James Tredwell November 11, 2013

'Once you've had a taste of playing for England, you want more'

James Tredwell on captaining England, bowling alongside Graeme Swann, and walking like a penguin

Whatever happens between now and the end of your career, you're James Tredwell, England captain. How does that sound?
It's something that can't be taken away. At least I tossed the coin - but I even got that bit wrong! I'm not sure Michael Lumb was too happy with having to have a bat because he nicked the second one. It's more than a great honour to be selected to captain my country. It's just a shame I didn't get more of a crack at it.

What is the highlight of your career so far?
It has to be playing for my country. Every time I pull on that shirt it's a massive honour. As a kid you always dream of playing Test cricket, so that game - and being awarded that cap - is the pinnacle.

You have played one Test, did well, and never got another chance. Is that something that eats away at you?
In my mind, it's a pretty good achievement that I've done that. Once you've had a taste of it you want more, of course. Thankfully I'll get a bit more of a go, who knows?

Much of that time you've spent as understudy to Graeme Swann. Just how good is he?
He's excellent, one of best fingerspinners there has ever been, I imagine. His record has been fantastic. Having the opportunity to be alongside him is fantastic. I can learn a lot off him even if we are different types of bowlers.

Who is the greatest offspinner that has ever lived?
Swanny has to be up there. Other names that come into my mind are the likes of Tim May and Ashley Mallett. John Emburey had a pretty good career as an offspinner but it's difficult to beat Swanny.

In the days of T20, with big bats and small boundaries, what's the secret to surviving as a spinner?
The realisation that you're going to get hit now and again. If you think you can go through every game and you're not going to get hit around the park, you're a bit silly. The challenge is to make it as difficult as possible not to get smacked. The threat of going for a few as a spinner is a large one, though.

You are celebrating a big win for England. Who's the last player to buy a round?
I'm not one for going out massively so I don't see the conclusion of the night.

And who is the messiest in the dressing room?
I'm not the tidiest myself. The odd batter throws a bit of kit around and often a helmet goes bouncing around the room but most of the lads are pretty good. A few are very particular with lining up all their gear.

Like who?
Trotty [Jonathan Trott] is one, and Matthew Prior is very tidy.

The nickname Pingu. Where has that come from?
I tended to waddle when I walk, a bit like a penguin. Mark Ealham and Matt Walker came up with that one. I've got a big nose as well.

Which batsman from history would you love to have bowled at?
You always like to test yourself against the best, so it's hard to single one out. Mark Waugh really stood out and I'd have liked to watch him face to face and see exactly how good he was.

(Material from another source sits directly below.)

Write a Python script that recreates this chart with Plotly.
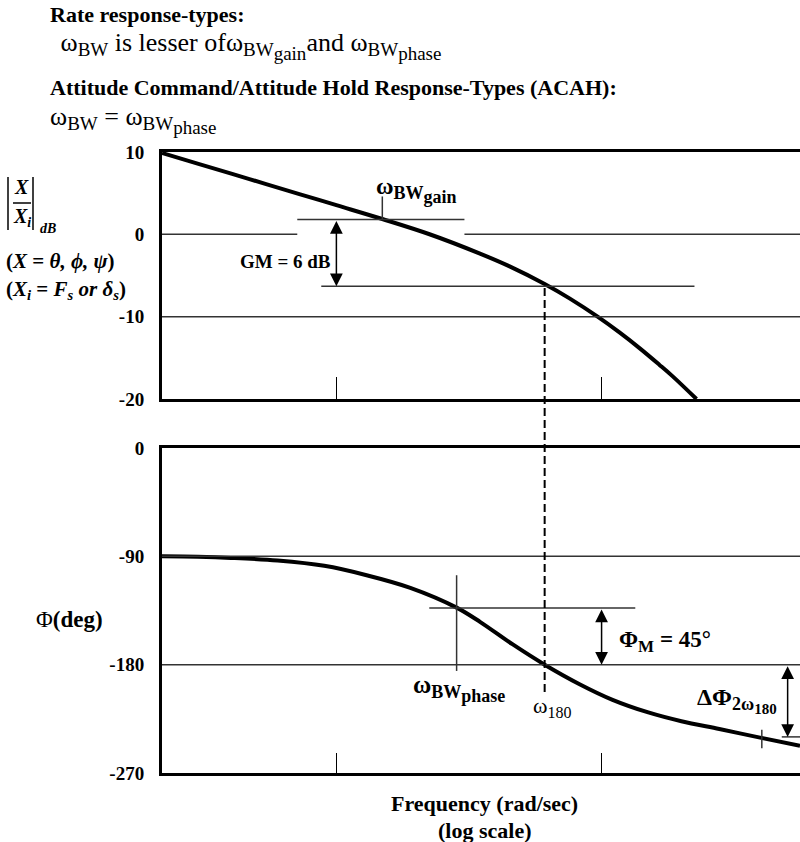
import math
import plotly.graph_objects as go

# ---------------- data ----------------
gain_freq = [0.22, 0.304, 0.47, 0.725, 1.0, 1.49, 2.245, 3.46, 4.5, 6.1, 7.57, 9.66, 11.68, 13.9, 16.5, 18.5, 22.8]
gain_db = [9.88, 8.53, 6.71, 4.89, 3.54, 1.86, 0.01, -2.31, -3.89, -6.03, -7.78, -10.0, -11.92, -13.82,
           -15.83, -17.22, -20.0]

phase_freq = [0.22, 0.3, 0.4, 0.6, 0.9, 1.3, 1.9, 2.84, 3.49, 4.61, 6.1, 8.26, 11.0, 15.0, 20.0, 27.8, 40.0, 56.0]
phase_deg = [-90.0, -90.4, -91.3, -93.5, -97.9, -105.7, -116.2, -132.6, -144.6, -163.0, -180.0,
             -196.2, -209.2, -219.7, -227.0, -233.5, -240.8, -247.3]

gain_ticks = [10, 0, -10, -20]
phase_ticks = [0, -90, -180, -270]
freq_ticks = [1, 10]

# key annotation values
w_bw_gain = 1.49
w_180 = 6.1
w_bw_phase = 2.84
w_2x180 = 40.2
gain_bw_level = 1.8
gain_gm_level = -6.3
phase_pm_level = -133
phase_2x_level = -240

FREQ_MIN, FREQ_MAX = 0.22, 56.0
GAIN_RANGE = [-20, 10]
PHASE_RANGE = [-270, 0]

# ---------------- layout helpers ----------------
W, H = 800, 842
X0_PX = 162
XDOM = [X0_PX / W, 1.0]
TOP_DOM = [1 - 399 / H, 1 - 152 / H]
BOT_DOM = [1 - 773 / H, 1 - 448 / H]
LMIN, LMAX = math.log10(FREQ_MIN), math.log10(FREQ_MAX)

SERIF = "Liberation Serif"
BLACK = "black"
GRID = "#333333"


def px(x):
    return x / W


def py(y):
    return 1 - y / H


def fpaper(f):
    return XDOM[0] + (math.log10(f) - LMIN) / (LMAX - LMIN) * (XDOM[1] - XDOM[0])


def lg(f):
    return math.log10(f)


fig = go.Figure()

fig.add_trace(go.Scatter(x=gain_freq, y=gain_db, mode="lines",
                         line=dict(color=BLACK, width=4, shape="spline", smoothing=1.0),
                         xaxis="x", yaxis="y", showlegend=False, hoverinfo="skip"))
fig.add_trace(go.Scatter(x=phase_freq, y=phase_deg, mode="lines",
                         line=dict(color=BLACK, width=4, shape="spline", smoothing=1.0),
                         xaxis="x2", yaxis="y2", showlegend=False, hoverinfo="skip"))

xcommon = dict(type="log", range=[LMIN, LMAX], domain=XDOM, showgrid=False, zeroline=False,
               showline=True, linewidth=3, linecolor=BLACK, mirror=True,
               tickvals=freq_ticks, ticks="inside", tickwidth=1.5, tickcolor=BLACK,
               showticklabels=False, automargin=False, fixedrange=True)
ycommon = dict(showgrid=False, zeroline=False, showline=True, linewidth=3, linecolor=BLACK,
               mirror=False, ticks="", ticklabelstandoff=11, automargin=False, fixedrange=True,
               tickfont=dict(family=SERIF, size=19, color=BLACK, weight="bold"))

fig.update_layout(
    width=W, height=H,
    margin=dict(l=0, r=0, t=0, b=0),
    paper_bgcolor="white", plot_bgcolor="white",
    showlegend=False,
    xaxis=dict(xcommon, anchor="y", ticklen=22),
    xaxis2=dict(xcommon, anchor="y2", ticklen=20),
    yaxis=dict(ycommon, domain=TOP_DOM, range=GAIN_RANGE, anchor="x",
               tickvals=gain_ticks, ticktext=[str(v) for v in gain_ticks]),
    yaxis2=dict(ycommon, domain=BOT_DOM, range=PHASE_RANGE, anchor="x2",
                tickvals=phase_ticks, ticktext=[str(v) for v in phase_ticks]),
)

shapes = []


def hline(xa, ya, f0, f1, y, width=1.5, color=GRID):
    shapes.append(dict(type="line", xref=xa, yref=ya, x0=f0, x1=f1, y0=y, y1=y,
                       line=dict(color=color, width=width), layer="above"))


def vline(xa, ya, f, y0, y1, width=1.5, color=GRID):
    shapes.append(dict(type="line", xref=xa, yref=ya, x0=f, x1=f, y0=y0, y1=y1,
                       line=dict(color=color, width=width), layer="above"))


def pline(x0, y0, x1, y1, width=1.5):
    shapes.append(dict(type="line", xref="paper", yref="paper", x0=px(x0), x1=px(x1),
                       y0=py(y0), y1=py(y1), line=dict(color=BLACK, width=width)))


# top panel lines
hline("x", "y", FREQ_MIN, 0.712, 0)
hline("x", "y", 3.04, FREQ_MAX, 0)
hline("x", "y", 0.712, 3.04, gain_bw_level)
vline("x", "y", w_bw_gain, gain_bw_level, 4.6)
hline("x", "y", 0.877, 22.4, gain_gm_level)
hline("x", "y", FREQ_MIN, FREQ_MAX, -10)

# bottom panel lines
hline("x2", "y2", FREQ_MIN, FREQ_MAX, -90)
hline("x2", "y2", FREQ_MIN, FREQ_MAX, -180)
hline("x2", "y2", 2.24, 13.4, phase_pm_level)
vline("x2", "y2", w_bw_phase, -105.7, -185.2)
vline("x2", "y2", w_2x180, -234.0, -249.4)
hline("x2", "y2", 47.8, FREQ_MAX, phase_2x_level)

# dashed omega_180 line spanning both panels
shapes.append(dict(type="line", xref="paper", yref="paper",
                   x0=fpaper(w_180), x1=fpaper(w_180), y0=py(692), y1=py(285),
                   line=dict(color=BLACK, width=2, dash="8px,4px"), layer="above"))

# |X / X_i| bars and fraction bar
pline(8, 177, 8, 230)
pline(33, 177, 33, 230)
pline(13, 203, 31, 203)

fig.update_layout(shapes=shapes)

ann = []


def arrow(xa, ya, f, y_head, y_tail):
    ann.append(dict(xref=xa, yref=ya, axref=xa, ayref=ya, x=lg(f), y=y_head, ax=lg(f), ay=y_tail,
                    text="", showarrow=True, arrowhead=2, arrowside="end+start",
                    arrowsize=1.7, arrowwidth=1.5, arrowcolor=BLACK, standoff=0, startstandoff=0))


arrow("x", "y", 1.0, gain_gm_level, gain_bw_level)
arrow("x2", "y2", 10.0, -180, phase_pm_level)
arrow("x2", "y2", 50.3, phase_2x_level, -180)


def text(x, y, s, size=16, xanchor="center", yanchor="middle", family=SERIF, bold=False):
    ann.append(dict(xref="paper", yref="paper", x=px(x), y=py(y), text=s, showarrow=False,
                    xanchor=xanchor, yanchor=yanchor,
                    font=dict(family=family, size=size, color=BLACK,
                              weight="bold" if bold else "normal")))


def sub(s, size):
    return '<sub><span style="font-size:%dpx">%s</span></sub>' % (size, s)


def sub2(a, b, sa, sb):
    return ('<sub><span style="font-size:%dpx">%s</span><sub><span style="font-size:%dpx">%s</span></sub></sub>'
            % (sa, a, sb, b))


# header text
text(48, 14, "<b>Rate response-types:</b>", size=22, xanchor="left")
text(52, 46, " ω" + sub("BW", 19) + " is lesser of" + "ω" + sub2("BW", "gain", 19, 19)
     + "and ω" + sub2("BW", "phase", 19, 19), size=26, xanchor="left")
text(48, 87, "<b>Attitude Command/Attitude Hold Response-Types (ACAH):</b>", size=22, xanchor="left")
text(48, 120, "ω" + sub("BW", 19) + " = ω" + sub2("BW", "phase", 19, 19), size=26, xanchor="left")

# left gain label
text(21, 187, "<b><i>X</i></b>", size=20)
text(22, 217, "<b><i>X<sub>i</sub></i></b>", size=20)
text(48, 228, "<b><i>dB</i></b>", size=14)
text(4, 261, "<b>(<i>X</i> = <i>θ, ϕ, ψ</i>)</b>", size=21, xanchor="left")
text(4, 290, "<b>(<i>X<sub>i</sub></i> = <i>F<sub>s</sub> or δ<sub>s</sub></i>)</b>", size=21, xanchor="left")

# phase label
text(69, 619, "Φ<b>(deg)</b>", size=23)

# in-plot labels
text(416, 190, "<b>ω" + sub2("BW", "gain", 18, 18) + "</b>", size=24)
text(285, 261, "<b>GM = 6 dB</b>", size=19)
text(665, 641, "<b>Φ" + sub("M", 17) + " = 45°</b>", size=23)
text(459, 688, "<b>ω" + sub2("BW", "phase", 18, 18) + "</b>", size=25)
text(552, 707, "ω" + sub("180", 16), size=22)
text(737, 700, "<b>ΔΦ" + sub2("2ω", "180", 18, 15) + "</b>", size=24)

# x-axis title
text(485, 803, "<b>Frequency (rad/sec)</b>", size=22)
text(485, 830, "<b>(log scale)</b>", size=22)

fig.update_layout(annotations=ann)

fig.write_html("out.html",
               config={"displayModeBar": False, "staticPlot": True},
               post_script="document.body.style.margin='0';document.body.style.overflow='hidden';")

Who has been the toughest batsman you have bowled at?
Virat Kohli is one that really stands out. Carl Hooper was a fantastic player of spin too - and he hit a massive ball. He seemed to do with absolute ease and was such a languid player. In county cricket, Stuart Law was a fantastic player for Lancashire.

Who has been the biggest influence on your career?
Early on it was probably my dad. He got me through my first few years, ferried me everywhere and was not a bad club cricketer himself. I was playing when he was playing and picked up a lot of things from him. Then you get into a stage in your teens when you don't want to listen to your dad. When I was involved with the Kent stuff, in the next phase of my career, Chris Stone was second-team coach and he was pretty formative.

Who is the best T20 player on the planet?
Chris Gayle.

If you were not a cricketer, what would you be?
I've no idea whatsoever. I used to enjoy design and technology at school so maybe something with that.

Give us one young cricketer who is destined for a big future.
Daniel Bell-Drummond. He's got an impressive temperament and goes about his business in the right way.

If you had to choose someone to play you in a film, who would it be?
He'd have to be bald. I'll go with Bruce Willis.

What is the worst thing about being a professional cricketer?
The time away from home takes its toll, especially with a young family like I have.